Richard DeSorgher January 03, 2013 at 03:28 PM
Georgianna, There is only about 3/4 acres of land with the Clark Tavern. The current owner divided the property and has put all the surrounding land, except one future house lot, in a conservation restriction, preventing development of the back acres.
Blanchard Warren January 03, 2013 at 07:37 PM
As a last resort, the town should buy the tavern. It should be saved no matter the cost. Perhaps a committeee should be established to explore all possibilities.
Will E January 03, 2013 at 11:04 PM
I appreciate the efforts of historians and preservationists, but the town doesn't have any business buying another old house. The Lowell Mason House is currently an eyesore on Green Street - hopefully with donations and the talents of volunteers they can at least improve the exterior of that structure.
Georgianna W. Oliver January 04, 2013 at 10:38 PM
I wonder if the developer buying Lord's (that also owns the Mobil site) has looked at purchasing the Clark Tavern? Surely as part of their due diligence of comparable real estate in the town they considered this purchase and chose not to pursue it. ...otherwise it would not be listed for sale. I guess I answered my own question.

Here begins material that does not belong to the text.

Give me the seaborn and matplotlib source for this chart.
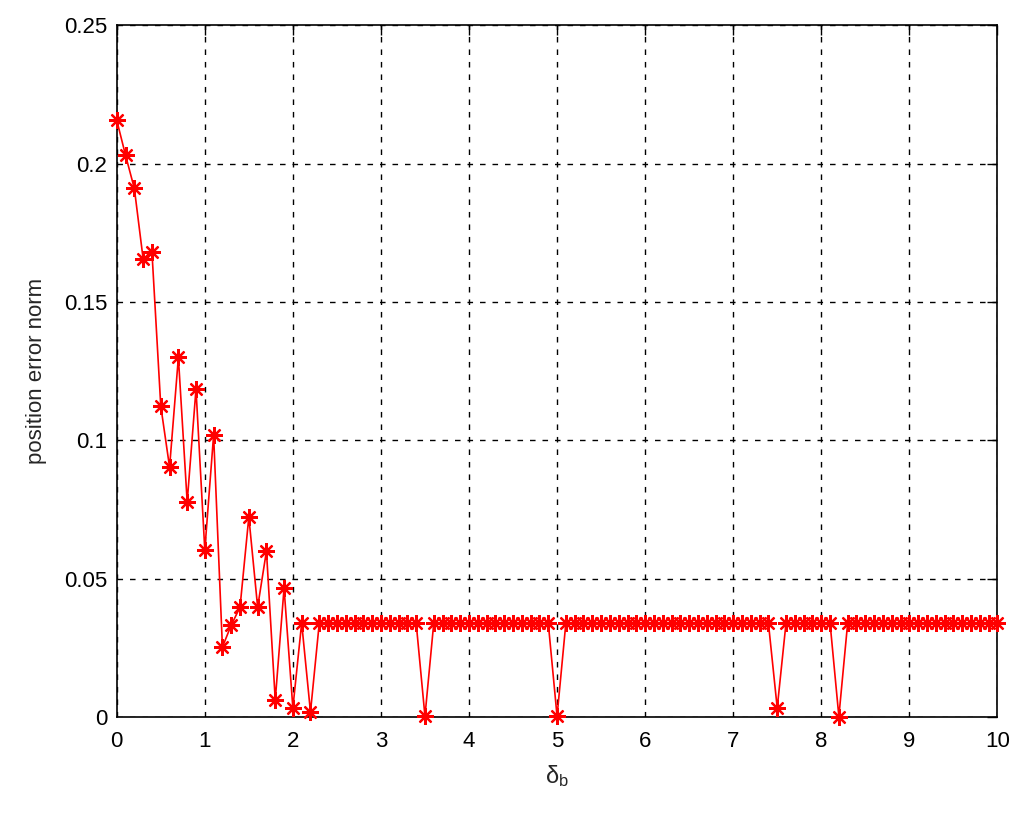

jthompson January 05, 2013 at 03:10 PM
I think the Historical Society should sell its building and relocate to Main Street, it would then be a gateway building to the town, and provide excellent visibility for the Society, and its next door to the Peak House.
Dave Clark January 05, 2013 at 03:27 PM
Richard; Would it be possible to get the National Trust for Historic Preservation (in Washington) involved?